The Real Skill: Reasoning Backwards
Rung 1 went forwards — change first, then spot the signs. Mastery is going backwards. A cut apple turns brown on the bench. Work back: a colour change, hard to reverse, no boiling or mixing — chemical, the flesh reacting with oxygen. A puddle of water disappears overnight. Work back: still water, just gone to vapour, no new substance — purely physical. Two clear liquids are mixed and a cloudy solid appears. Work back: a new solid out of nowhere is a precipitate — chemical.

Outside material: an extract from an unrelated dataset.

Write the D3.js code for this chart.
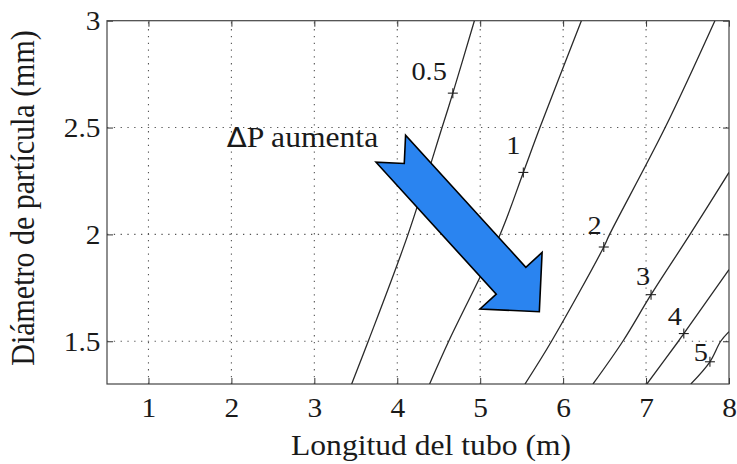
<!DOCTYPE html>
<html>
<head>
<meta charset="utf-8">
<script src="https://cdn.jsdelivr.net/npm/d3@7"></script>
<style>
  html, body { margin: 0; padding: 0; background: #fff; }
  svg { display: block; }
</style>
</head>
<body>
<svg id="chart" width="737" height="464"></svg>
<script>
// Pressure-drop levels (one curve per level)
const pressureLevels = ["0.5", "1", "2", "3", "4", "5"];

// Tube length (m), at the listed particle diameters (mm)
const length05 = [3.45, 3.65, 4.13, 4.54, 4.93];
const diam05   = [1.30, 1.50, 2.00, 2.50, 3.00];
const length1  = [4.39, 4.62, 5.24, 5.72, 6.22];
const diam1    = [1.30, 1.50, 2.00, 2.50, 3.00];
const length2  = [5.54, 5.86, 6.56, 7.23, 7.83];
const diam2    = [1.30, 1.50, 2.00, 2.50, 3.00];
const length3  = [6.36, 6.72, 7.53, 8.00];
const diam3    = [1.30, 1.50, 2.00, 2.29];
const length4  = [7.01, 7.39, 8.00];
const diam4    = [1.30, 1.50, 1.835];
const length5  = [7.54, 7.90, 8.00];
const diam5    = [1.30, 1.50, 1.545];

// Labelled marker on each curve
const markerLength = [4.67, 5.52, 6.49, 7.06, 7.455, 7.77];
const markerDiam   = [2.661, 2.290, 1.941, 1.718, 1.536, 1.404];

// Axis ticks
const xTicks = [1, 2, 3, 4, 5, 6, 7, 8];
const yTicks = [1.5, 2, 2.5, 3];

// Annotation arrow: tail centre and tip, in data units
const arrowTail = [3.922, 2.401];
const arrowTip  = [5.713, 1.638];

const lengthSeries = [length05, length1, length2, length3, length4, length5];
const diamSeries   = [diam05, diam1, diam2, diam3, diam4, diam5];

// ---- layout ----
const W = 737, H = 464;
const margin = { left: 107, right: 8, top: 20.7, bottom: 80 };
const x = d3.scaleLinear().domain([0.5, 8]).range([margin.left, W - margin.right]);
const y = d3.scaleLinear().domain([1.3, 3]).range([H - margin.bottom, margin.top]);
const [x0, x1] = x.range();
const [y0, y1] = y.range(); // y0 bottom, y1 top

const SERIF = '"Liberation Serif", "Times New Roman", serif';
const TEXT_FILL = "#1a1a1a";
const STRETCH = 1.09; // glyphs are drawn slightly wide

// label offsets (px) relative to each marker
const labelOffsets = [[-6, -13], [-3, -18], [-2, -13], [-1, -10], [-2, -9], [-2, -1]];

const svg = d3.select("#chart");

function stretchedText(parent, px, py, size, anchor) {
  return parent.append("text")
    .attr("transform", `translate(${px},${py}) scale(${STRETCH},1)`)
    .attr("text-anchor", anchor || "start")
    .style("font-family", SERIF).style("font-size", size + "px")
    .attr("fill", TEXT_FILL);
}

svg.append("defs").append("clipPath").attr("id", "plotClip")
  .append("rect").attr("x", x0).attr("y", y1).attr("width", x1 - x0).attr("height", y0 - y1);

// grid
const grid = svg.append("g").attr("stroke", "#555").attr("stroke-width", 1.1)
  .attr("stroke-dasharray", "1.3,5.5").attr("fill", "none");
grid.selectAll(".vg").data(xTicks.filter(d => d < 8)).join("line")
  .attr("x1", d => x(d)).attr("x2", d => x(d)).attr("y1", y0).attr("y2", y1);
grid.selectAll(".hg").data(yTicks.filter(d => d < 3)).join("line")
  .attr("x1", x0).attr("x2", x1).attr("y1", d => y(d)).attr("y2", d => y(d));

// axes (ticks inside, mirrored on top/right)
const tickLen = 6;
const axB = svg.append("g").attr("transform", `translate(0,${y0})`)
  .call(d3.axisBottom(x).tickValues(xTicks).tickSizeInner(-tickLen).tickSizeOuter(0).tickPadding(14));
const axT = svg.append("g").attr("transform", `translate(0,${y1})`)
  .call(d3.axisTop(x).tickValues(xTicks).tickSizeInner(-tickLen).tickSizeOuter(0).tickFormat(""));
const axL = svg.append("g").attr("transform", `translate(${x0},0)`)
  .call(d3.axisLeft(y).tickValues(yTicks).tickSizeInner(-tickLen).tickSizeOuter(0).tickPadding(6)
    .tickFormat(d3.format("")));
const axR = svg.append("g").attr("transform", `translate(${x1},0)`)
  .call(d3.axisRight(y).tickValues(yTicks).tickSizeInner(-tickLen).tickSizeOuter(0).tickFormat(""));
[axB, axT, axL, axR].forEach(a => {
  a.attr("font-family", null).attr("font-size", null);
  a.select(".domain").remove();
  a.selectAll("line").attr("stroke", "#333");
  a.selectAll("text").style("font-family", SERIF).style("font-size", "27px")
    .attr("fill", TEXT_FILL).attr("transform", `scale(${STRETCH},1)`);
});
axB.selectAll("text").attr("dy", "0.71em");
axL.selectAll("text").attr("dy", "0.34em");

// frame
svg.append("rect").attr("x", x0).attr("y", y1).attr("width", x1 - x0).attr("height", y0 - y1)
  .attr("fill", "none").attr("stroke", "#444").attr("stroke-width", 1.2);

// curves
const line = d3.line().x(d => x(d[0])).y(d => y(d[1])).curve(d3.curveCatmullRom.alpha(0.5));
const curves = pressureLevels.map((p, i) => {
  const pts = lengthSeries[i].map((L, j) => [L, diamSeries[i][j]]);
  pts.push([markerLength[i], markerDiam[i]]);
  pts.sort((a, b) => a[1] - b[1]);
  return pts;
});
svg.append("g").attr("clip-path", "url(#plotClip)")
  .selectAll("path").data(curves).join("path")
  .attr("d", line).attr("fill", "none").attr("stroke", "#2a2a2a").attr("stroke-width", 1.3);

// markers
const mk = svg.append("g").attr("stroke", "#222").attr("stroke-width", 1.1);
pressureLevels.forEach((p, i) => {
  const cx = x(markerLength[i]), cy = y(markerDiam[i]);
  mk.append("line").attr("x1", cx - 5).attr("x2", cx + 5).attr("y1", cy).attr("y2", cy);
  mk.append("line").attr("x1", cx).attr("x2", cx).attr("y1", cy - 5).attr("y2", cy + 5);
});

// level labels
const lbl = svg.append("g");
pressureLevels.forEach((p, i) => {
  stretchedText(lbl, x(markerLength[i]) + labelOffsets[i][0], y(markerDiam[i]) + labelOffsets[i][1], 26, "end")
    .text(p);
});

// axis titles
stretchedText(svg, 431, 455, 29, "middle").text("Longitud del tubo (m)");
svg.append("text")
  .attr("transform", `translate(34,198) rotate(-90) scale(1,${STRETCH})`)
  .attr("text-anchor", "middle")
  .style("font-family", SERIF).style("font-size", "30px").attr("fill", TEXT_FILL)
  .text("Diámetro de partícula (mm)");

// annotation arrow
(function drawArrow() {
  const tx = x(arrowTail[0]), ty = y(arrowTail[1]);
  const hx = x(arrowTip[0]), hy = y(arrowTip[1]);
  const len = Math.hypot(hx - tx, hy - ty);
  const ux = (hx - tx) / len, uy = (hy - ty) / len;
  const nx = -uy, ny = ux;
  const shaftHalf = 20, headHalf = 42, headLen = 42, notch = 20;
  const P = (a, b) => [tx + ux * a + nx * b, ty + uy * a + ny * b];
  const base = len - headLen;
  const pts = [
    P(0, -shaftHalf), P(notch, 0), P(0, shaftHalf),
    P(base, shaftHalf), P(base, headHalf), P(len, 0),
    P(base, -headHalf), P(base, -shaftHalf)
  ];
  svg.append("path").attr("d", "M" + pts.map(p => p.join(",")).join("L") + "Z")
    .attr("fill", "#2a84f0").attr("stroke", "#000").attr("stroke-width", 1.6)
    .attr("stroke-linejoin", "miter");
})();

// annotation text
const ann = stretchedText(svg, x(1.943), y(2.409), 29, "start");
ann.append("tspan").style("font-family", '"DejaVu Sans", sans-serif').style("font-size", "27px").text("Δ");
ann.append("tspan").text("P aumenta");
</script>
</body>
</html>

Each time you take the sign and talk back through it to a verdict.
Try the scenario cards in the toy, then play with the sealed-versus-open candle: seal it and the gases are trapped, so the scales hold steady and you can see conservation of mass; open the lid and the products float off, so the reading drops even though nothing was destroyed.
A Depth-study Thread (optional)
This is a lovely launch pad for a Year 8 depth study (the scope sets aside time for one): design a fair test of what speeds up rusting — does water alone do it, does salt make it worse, does air-only keep iron shiny? Set up identical nails in different conditions, change one thing at a time, and watch them over a fortnight. It's real working scientifically (SC4-WS-04, SC4-WS-07) hanging off a single chemical change.